If you run a company, the great thing about going public is that you bring in other people’s money. The bad thing? You have to answer to all those people. No easy task even when times are good.
But times aren’t good for Dell. And the once-dominant personal computer maker today announced a $24 billion deal to buy out its shareholders and go private.
Brad McCarty, the director of business development at The Next Web, isn’t surprised at the move. In the last five years, Dell’s stock price has tumbled.
“People in the market only know them as ‘Dude, you’re getting a Dell’ guy,” McCarty says, referring to an advertising campaign back when Dell was the biggest computer maker in the world. But now consumers are trading their PCs in for tablets and smartphones, and the laptop market isn’t what it used to be.
But the potential new owners of Dell know there’s more to the company than PCs, says analyst Adrian O’Connell of Gartner Research.
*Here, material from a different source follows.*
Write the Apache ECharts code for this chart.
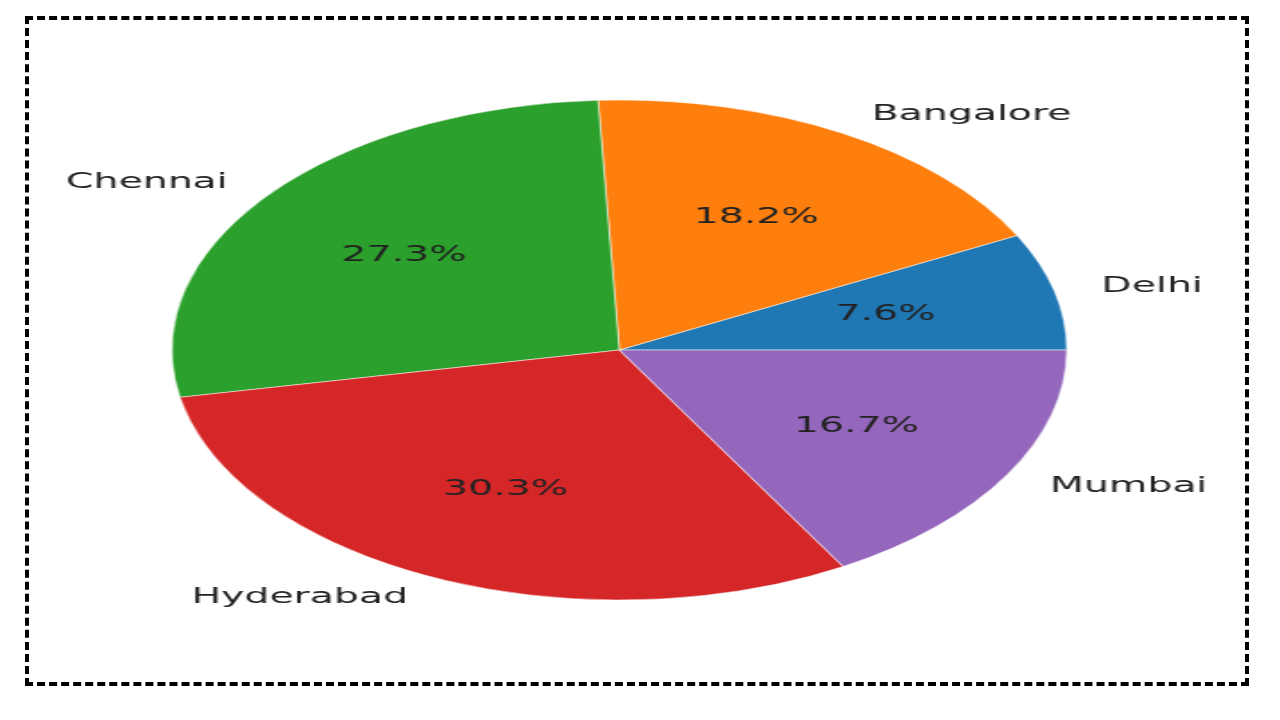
<!doctype html>
<html>
<head>
<meta charset="utf-8">
<script src="https://cdn.jsdelivr.net/npm/echarts@6/dist/echarts.min.js"></script>
<style>
  body{margin:0;background:#fff;width:1280px;height:720px;overflow:hidden;position:relative}
  .frame{position:absolute;left:25px;top:16px;width:1216px;height:662px;border:4px dashed #000}
  #wrap{position:absolute;left:0;top:0;width:715px;height:720px;transform:scaleX(1.79);transform-origin:0 0}
  #chart{width:715px;height:720px}
</style>
</head>
<body>
<div class="frame"></div>
<div id="wrap"><div id="chart"></div></div>
<script>
const cities = ['Delhi', 'Bangalore', 'Chennai', 'Hyderabad', 'Mumbai'];
const counts = [5, 12, 18, 20, 11];
const colors = ['#1f77b4', '#ff7f0e', '#2ca02c', '#d62728', '#9467bd'];

const data = cities.map((c, i) => ({ name: c, value: counts[i] }));
const chart = echarts.init(document.getElementById('chart'), null, { renderer: 'canvas' });
const font = 'DejaVu Sans';
chart.setOption({
  animation: false,
  color: colors,
  series: [
    {
      type: 'pie', center: [346, 350], radius: [0, 250], startAngle: 0, clockwise: false,
      itemStyle: { borderColor: '#fff', borderWidth: 0.5 },
      label: { show: true, position: 'outside', formatter: '{b}', color: '#222', fontSize: 22, fontFamily: font },
      labelLine: { show: false, length: 22, length2: 0 },
      emphasis: { disabled: true },
      data
    },
    {
      type: 'pie', center: [346, 350], radius: [0, 300], startAngle: 0, clockwise: false,
      silent: true,
      itemStyle: { color: 'transparent' },
      label: { show: true, position: 'inside', color: '#222', fontSize: 22, fontFamily: font,
        formatter: p => p.percent.toFixed(1) + '%' },
      data
    }
  ]
});
</script>
</body>
</html>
Dell is also a big player in business services: Providing servers and computers to companies and maintaining them.
“We tend to look at Dell as two companies at the moment, or, rather, we think in terms of old Dell and new Dell,” he says.
And that new Dell is well-positioned in the growing field of business services, says tech consultant Tim Bajarin, president of business technology consulting firm Creative Strategies. He says computer systems are “the backbone of running any corporation. We’ve moved into a data age.”
Bajarin points out that a lot of old guard computer-makers have flocked to the sector, including IBM and Hewlett-Packard.
Of course, changing a company’s focus takes time, Bajarin says. And being public means posting earnings and answering to shareholders every three months.
“By going private, it takes the quarterly monkey off their back of the shareholders demanding a quarter-by-quarter profit,” he says.
Bajarin says Dell might sell off its PC business. IBM sold its personal computer business to Lenovo and its stock price has more than doubled since then.